EU state breaks ranks on Russian assets
Estonia will not wait for an all-EU decision but will devise its own framework for confiscating Russian assets blocked by Brussels in response to Moscow’s military intervention in Ukraine, the country’s foreign minister, Urmas Reinsalu, has announced.
“European countries have instructed the European Commission to create a legal scheme that would allow the use of frozen assets for the aid and recovery of Ukraine. But there is no consensus on this issue yet,” Reinsalu told the newspaper Postimees on Wednesday.
“We have discussed this in the government and decided that, in parallel with [the EU], we will start devising a legal framework that would allow us to use these funds,” the minister said, adding that the move could create a precedent for international law.
The EU froze around €17 billion ($18 billion) as part of sanctions imposed on Moscow after it launched a military operation in Ukraine in late February, according to the bloc’s justice commissioner, Didier Reynders. He said in October that the West had also blocked the reserves of Russia’s Central Bank, worth €300 million.

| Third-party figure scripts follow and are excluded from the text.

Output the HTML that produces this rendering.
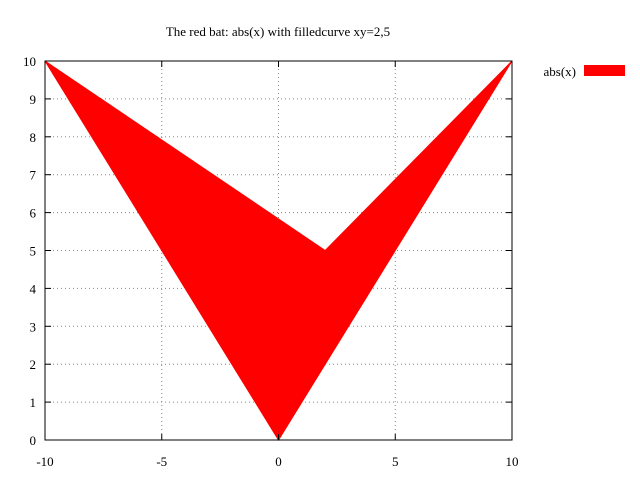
<!DOCTYPE html>
<html><head><meta charset="utf-8"><style>
body{margin:0;background:#fff;}
svg text{font-family:"Liberation Serif",serif;font-size:13px;fill:#000;}
</style></head><body>
<svg id="chart" width="640" height="480" xmlns="http://www.w3.org/2000/svg">
<text x="278" y="36" text-anchor="middle">The red bat: abs(x) with filledcurve xy=2,5</text>
<g id="grid"></g>
<g id="area"></g>
<rect x="45" y="61" width="467" height="379" fill="none" stroke="#000" stroke-width="1"/>
<g id="ticks"></g>
<text x="576" y="76" text-anchor="end">abs(x)</text>
<rect x="584" y="65" width="41" height="11" fill="#f00"/>
</svg>
<script>
const xData = [-10, -5, 0, 5, 10];
const yData = [10, 5, 0, 5, 10];
const anchor = [2, 5];
const xTicks = [-10, -5, 0, 5, 10];
const yTicks = [0,1,2,3,4,5,6,7,8,9,10];
const L=45,R=512,T=61,B=440;
const sx=v=>L+(v+10)/20*(R-L);
const sy=v=>B-v/10*(B-T);
const NS="http://www.w3.org/2000/svg";
const grid=document.getElementById('grid'),ticks=document.getElementById('ticks'),area=document.getElementById('area');
function mk(t,a,p){const e=document.createElementNS(NS,t);for(const k in a)e.setAttribute(k,a[k]);p.appendChild(e);return e;}
xTicks.forEach(v=>{const x=sx(v);
 if(v>-10&&v<10){const g=mk('line',{x1:x,x2:x,y1:T,y2:B,stroke:'#888','stroke-dasharray':'1,3','stroke-width':1},grid);
 
 }
 const t=mk('text',{x:x,y:B+26,'text-anchor':'middle'},ticks);t.textContent=v;
 
 
 mk('line',{x1:x,x2:x,y1:B,y2:B-6,stroke:'#000'},ticks);mk('line',{x1:x,x2:x,y1:T,y2:T+6,stroke:'#000'},ticks);
});
yTicks.forEach(v=>{const y=sy(v);
 if(v>0&&v<10){const g=mk('line',{x1:L,x2:R,y1:y,y2:y,stroke:'#888','stroke-dasharray':'1,3','stroke-width':1},grid);
 
 }
 const t=mk('text',{x:L-9,y:y+5,'text-anchor':'end'},ticks);t.textContent=v;
 
 
 mk('line',{x1:L,x2:L+6,y1:y,y2:y,stroke:'#000'},ticks);mk('line',{x1:R,x2:R-6,y1:y,y2:y,stroke:'#000'},ticks);
});
let pts=[[sx(anchor[0]),sy(anchor[1])]];
xData.forEach((x,i)=>pts.push([sx(x),sy(yData[i])]));
const poly=mk('polygon',{points:pts.map(p=>p.join(',')).join(' '),fill:'#f00',stroke:'#f00','stroke-width':1},area);


</script>
</body></html>
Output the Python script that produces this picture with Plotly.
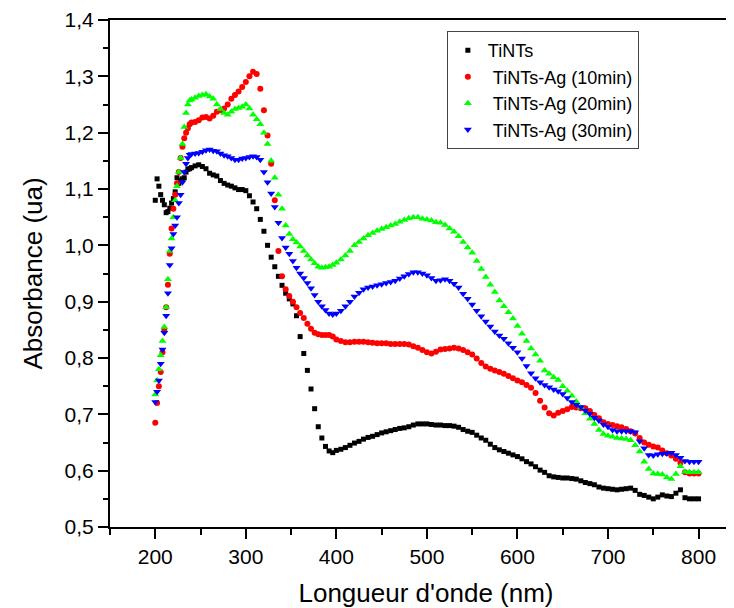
import plotly.graph_objects as go

# wavelength grid (nm): finer where the spectra are steep
wavelength = list(range(200, 241, 2)) + list(range(244, 401, 4)) + list(range(405, 801, 5))

y_ticks = [0.5, 0.6, 0.7, 0.8, 0.9, 1.0, 1.1, 1.2, 1.3, 1.4]
y_labels = ["0,5", "0,6", "0,7", "0,8", "0,9", "1,0", "1,1", "1,2", "1,3", "1,4"]
x_ticks = [200, 300, 400, 500, 600, 700, 800]

tints = [
    1.08, 1.118, 1.105, 1.09, 1.08, 1.072, 1.058, 1.06, 1.066, 1.075, 1.083, 1.095, 1.12, 1.11, 1.115, 1.118, 1.12, 1.13, 1.135, 1.136, 1.138,
    1.141, 1.143, 1.140, 1.136, 1.128, 1.125, 1.123, 1.115, 1.110, 1.107, 1.105, 1.102, 1.099, 1.099, 1.097, 1.088, 1.077, 1.065, 1.046, 1.025,
    1.000, 0.979, 0.962, 0.945, 0.929, 0.915, 0.905, 0.896, 0.875, 0.838, 0.808, 0.778, 0.745, 0.710, 0.678, 0.658, 0.643, 0.635, 0.632, 0.636,
    0.638, 0.641, 0.645, 0.649, 0.652, 0.656, 0.659, 0.661, 0.664, 0.667, 0.669, 0.671, 0.673, 0.675, 0.676, 0.678, 0.681, 0.683, 0.683, 0.683,
    0.682, 0.681, 0.681, 0.680, 0.680, 0.679, 0.677, 0.673, 0.670, 0.668, 0.663, 0.658, 0.654, 0.647, 0.641, 0.637, 0.634, 0.631, 0.628, 0.625,
    0.621, 0.616, 0.612, 0.607, 0.601, 0.597, 0.591, 0.589, 0.588, 0.587, 0.587, 0.586, 0.585, 0.582, 0.579, 0.577, 0.575, 0.571, 0.569, 0.568,
    0.567, 0.566, 0.567, 0.568, 0.569, 0.565, 0.558, 0.556, 0.553, 0.550, 0.553, 0.557, 0.555, 0.554, 0.560, 0.566, 0.552, 0.550, 0.550, 0.550,
]

ag10 = [
    0.685, 0.72, 0.75, 0.775, 0.81, 0.85, 0.89, 0.93, 0.985, 1.03, 1.065, 1.09, 1.11, 1.13, 1.155, 1.175, 1.19, 1.2, 1.208, 1.215, 1.218,
    1.219, 1.222, 1.227, 1.228, 1.225, 1.23, 1.237, 1.24, 1.243, 1.25, 1.26, 1.267, 1.273, 1.281, 1.29, 1.30, 1.308, 1.304, 1.278, 1.24,
    1.195, 1.145, 1.08, 0.99, 0.945, 0.922, 0.91, 0.9, 0.89, 0.88, 0.871, 0.861, 0.852, 0.845, 0.842, 0.841, 0.841, 0.841, 0.838, 0.833,
    0.830, 0.828, 0.828, 0.829, 0.829, 0.829, 0.828, 0.827, 0.826, 0.826, 0.826, 0.825, 0.825, 0.825, 0.825, 0.824, 0.821, 0.818, 0.814, 0.81,
    0.808, 0.811, 0.815, 0.816, 0.817, 0.818, 0.817, 0.814, 0.81, 0.806, 0.799, 0.791, 0.785, 0.781, 0.778, 0.775, 0.772, 0.768, 0.764, 0.76,
    0.757, 0.752, 0.747, 0.738, 0.724, 0.712, 0.702, 0.698, 0.703, 0.706, 0.709, 0.713, 0.712, 0.711, 0.711, 0.706, 0.699, 0.693, 0.686, 0.683,
    0.681, 0.679, 0.677, 0.674, 0.670, 0.666, 0.658, 0.650, 0.646, 0.643, 0.641, 0.636, 0.631, 0.627, 0.621, 0.614, 0.597, 0.595, 0.595, 0.595,
]

ag20 = [
    0.735, 0.76, 0.78, 0.805, 0.83, 0.855, 0.89, 0.94, 0.99, 1.012, 1.05, 1.08, 1.105, 1.13, 1.155, 1.18, 1.21, 1.235, 1.25, 1.257, 1.259,
    1.262, 1.265, 1.267, 1.268, 1.264, 1.26, 1.25, 1.242, 1.235, 1.232, 1.237, 1.242, 1.244, 1.246, 1.25, 1.243, 1.232, 1.224, 1.215, 1.2,
    1.18, 1.15, 1.12, 1.09, 1.065, 1.035, 1.02, 1.011, 1.005, 0.998, 0.99, 0.982, 0.975, 0.968, 0.962, 0.96, 0.961, 0.962, 0.965, 0.969,
    0.975, 0.982, 0.99, 1.0, 1.006, 1.012, 1.018, 1.022, 1.026, 1.029, 1.032, 1.035, 1.038, 1.042, 1.045, 1.048, 1.05, 1.05, 1.047, 1.046,
    1.044, 1.041, 1.04, 1.036, 1.03, 1.024, 1.016, 1.006, 0.996, 0.987, 0.972, 0.958, 0.944, 0.93, 0.917, 0.902, 0.892, 0.881, 0.87, 0.857,
    0.843, 0.83, 0.817, 0.806, 0.795, 0.778, 0.772, 0.766, 0.761, 0.75, 0.742, 0.733, 0.723, 0.712, 0.702, 0.692, 0.683, 0.672, 0.665, 0.662,
    0.66, 0.658, 0.657, 0.656, 0.654, 0.645, 0.634, 0.616, 0.603, 0.595, 0.594, 0.593, 0.588, 0.585, 0.594, 0.608, 0.598, 0.597, 0.597, 0.597,
]

ag30 = [
    0.722, 0.74, 0.76, 0.79, 0.815, 0.845, 0.875, 0.915, 0.965, 0.995, 1.02, 1.035, 1.05, 1.075, 1.09, 1.112, 1.13, 1.145, 1.155, 1.161, 1.162,
    1.163, 1.164, 1.166, 1.169, 1.170, 1.168, 1.167, 1.163, 1.16, 1.158, 1.155, 1.152, 1.152, 1.154, 1.155, 1.157, 1.158, 1.157, 1.152, 1.13,
    1.112, 1.092, 1.068, 1.04, 1.013, 0.996, 0.985, 0.972, 0.96, 0.95, 0.942, 0.933, 0.924, 0.912, 0.9, 0.892, 0.885, 0.879, 0.877, 0.879,
    0.884, 0.892, 0.9, 0.909, 0.916, 0.922, 0.925, 0.927, 0.929, 0.931, 0.933, 0.935, 0.937, 0.941, 0.945, 0.949, 0.952, 0.952, 0.95, 0.947,
    0.942, 0.937, 0.938, 0.94, 0.937, 0.932, 0.925, 0.914, 0.905, 0.895, 0.884, 0.874, 0.865, 0.856, 0.847, 0.84, 0.834, 0.826, 0.818, 0.81,
    0.799, 0.786, 0.773, 0.764, 0.757, 0.752, 0.748, 0.744, 0.741, 0.736, 0.729, 0.722, 0.717, 0.713, 0.707, 0.701, 0.694, 0.689, 0.682, 0.678,
    0.672, 0.67, 0.67, 0.67, 0.67, 0.668, 0.652, 0.64, 0.628, 0.627, 0.629, 0.63, 0.631, 0.632, 0.628, 0.623, 0.617, 0.616, 0.616, 0.616,
]

series = [
    ("TiNTs", tints, "#000000", "square", 5),
    ("\u00a0TiNTs-Ag (10min)", ag10, "#ff0000", "circle", 6),
    ("\u00a0TiNTs-Ag (20min)", ag20, "#00ff00", "triangle-up", 7),
    ("\u00a0TiNTs-Ag (30min)", ag30, "#0000ff", "triangle-down", 7),
]

fig = go.Figure()
for name, vals, color, symbol, size in series:
    fig.add_trace(go.Scatter(
        x=wavelength, y=vals, name=name, mode="markers",
        marker=dict(color=color, symbol=symbol, size=size, line=dict(width=0)),
    ))

font_family = "Liberation Sans, Arial, sans-serif"

# the page body adds an 8px offset, so margins are trimmed to line up the axes
fig.update_layout(
    width=734, height=608,
    margin=dict(l=102, r=0, t=8, b=89),
    plot_bgcolor="white", paper_bgcolor="white",
    font=dict(family=font_family, size=21, color="#000000"),
    showlegend=True,
    legend=dict(
        x=0.533, y=0.978, xanchor="left", yanchor="top",
        bgcolor="white", bordercolor="#444444", borderwidth=1,
        font=dict(family=font_family, size=18, color="#000000"),
        tracegroupgap=0,
    ),
)

fig.update_xaxes(
    range=[150, 848], tickmode="array", tickvals=x_ticks,
    showline=True, linecolor="black", linewidth=2, mirror=True,
    ticks="outside", ticklen=10, tickwidth=2, tickcolor="black",
    minor=dict(ticks="outside", ticklen=6, tickwidth=2, tickcolor="black", dtick=50, tick0=150),
    showgrid=False, zeroline=False,
    tickfont=dict(size=21), ticklabeloverflow="allow",
    title=dict(text="Longueur d'onde (nm)", font=dict(size=26), standoff=17),
)
fig.update_yaxes(
    range=[0.5, 1.4], tickmode="array", tickvals=y_ticks, ticktext=y_labels,
    showline=True, linecolor="black", linewidth=2, mirror=False,
    ticks="outside", ticklen=10, tickwidth=2, tickcolor="black",
    minor=dict(ticks="outside", ticklen=5, tickwidth=2, tickcolor="black", dtick=0.05, tick0=0.5),
    showgrid=False, zeroline=False,
    tickfont=dict(size=21), ticklabeloverflow="allow",
    title=dict(text="Absorbance (ua)", font=dict(size=26), standoff=14),
)

fig.write_html("out.html")
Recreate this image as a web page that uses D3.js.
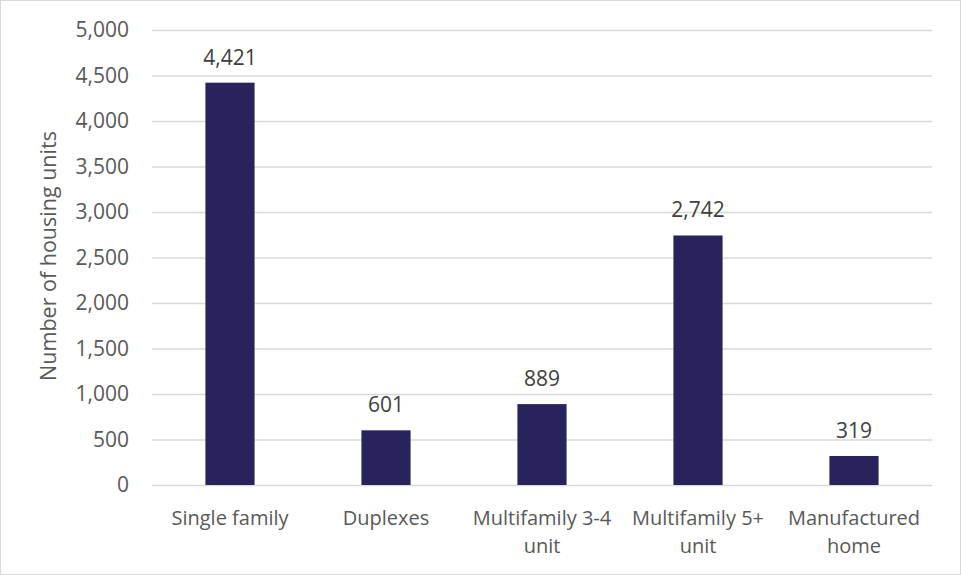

European Commission President Ursula von der Leyen warned in late November that “Russia and its oligarchs have to compensate Ukraine for the damage and cover the costs for rebuilding the country.” Bloomberg reported on Tuesday that the German government supported Kiev’s call to confiscate Russian assets, but has not yet made a decision on the matter.
Moscow, meanwhile, maintains that the seizure of Russian funds is “theft.” Foreign Ministry spokeswoman Maria Zakharova accused Brussels in October of “refusing to protect the property of Russians, while openly declaring the primacy of political reasoning over the law.”